4. Many prosperous, developed countries use proportional representation. Some use first-past-the-post systems. Some that use proportional representation have very stable governments. Some do not. Under a system of proportional representation would B.C. be a province with stable governing coalitions, or would it see periods of unstable government?

While we would always hope for constancy, I think there is a legitimate fear that would see a decline in healthy compromise and consensus-building. There are 27 registered B.C. political parties – with more to come – and, under recent legislation, a party can have just two seats to have official status. The experience of many other countries is telling with PR leading to significant instability. Since WW II, Italy has had one election every year; Greece, every 1.5 years; and Belgium every two years. Such uncertainty means governments make poor decisions and abandon long-term planning.

Our current system creates stable majorities. And the ballot is simple and easy to understand!

5. Would proportional representation increase or decrease citizens’ access to elected MLAs?

There is no doubt that proportional representation will be negative. The public’s ability to meet with local MLAs will decrease if government implements PR. Closed political party lists may be employed and a local MLA might not even live in the community! I really appreciate our current system which allows me to freely meet constituents right here in our riding.

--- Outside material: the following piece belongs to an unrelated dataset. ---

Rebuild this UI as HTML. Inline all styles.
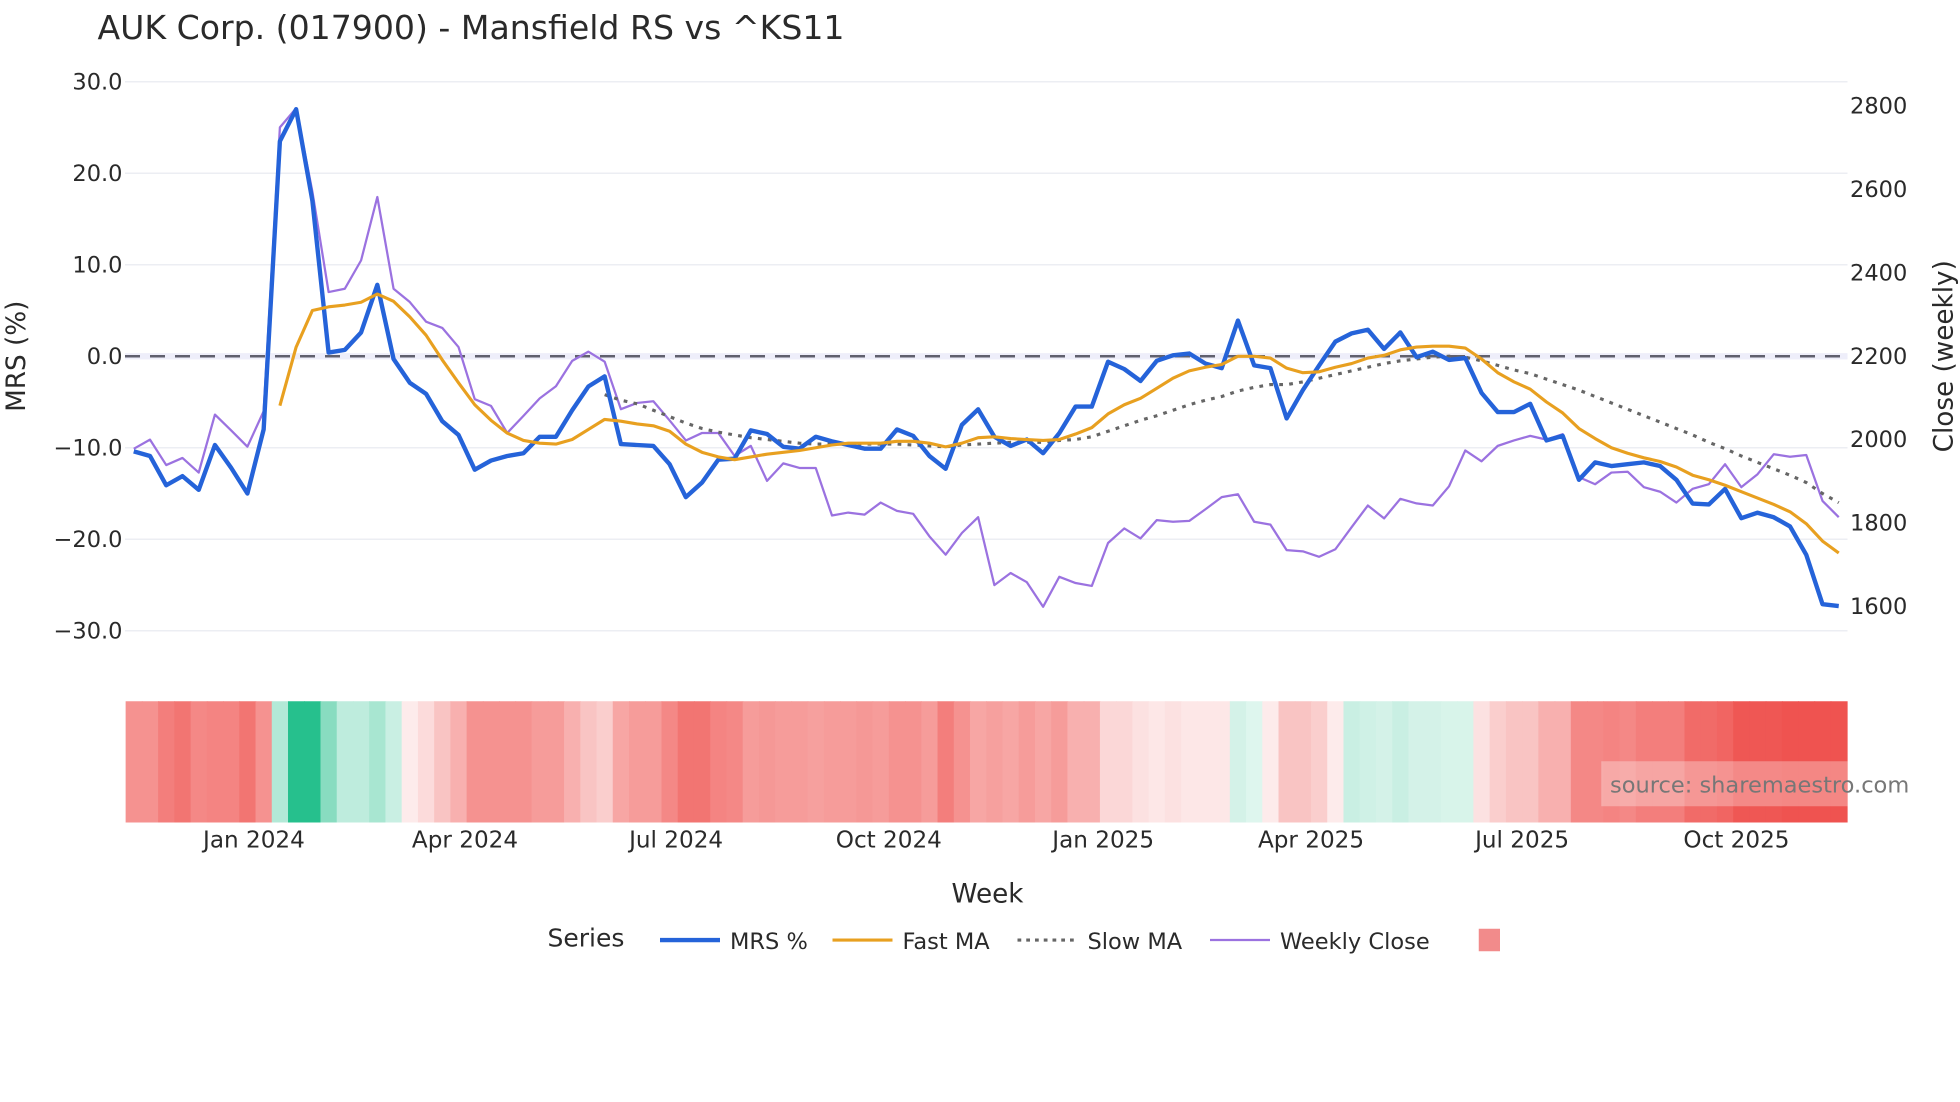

6. Would proportional representation increase or decrease the voice of certain defined communities within the legislature?

PR would take our current system and politicize it. As the local MLA, I represent a certain party, of course, but I see myself as an advocate for everyone who phones, emails, or comes by the office. This is the essence of accountability – being able to represent everyone and be an advocate whatever their affiliations. I take that seriously and worry that PR would destroy those ideals forever.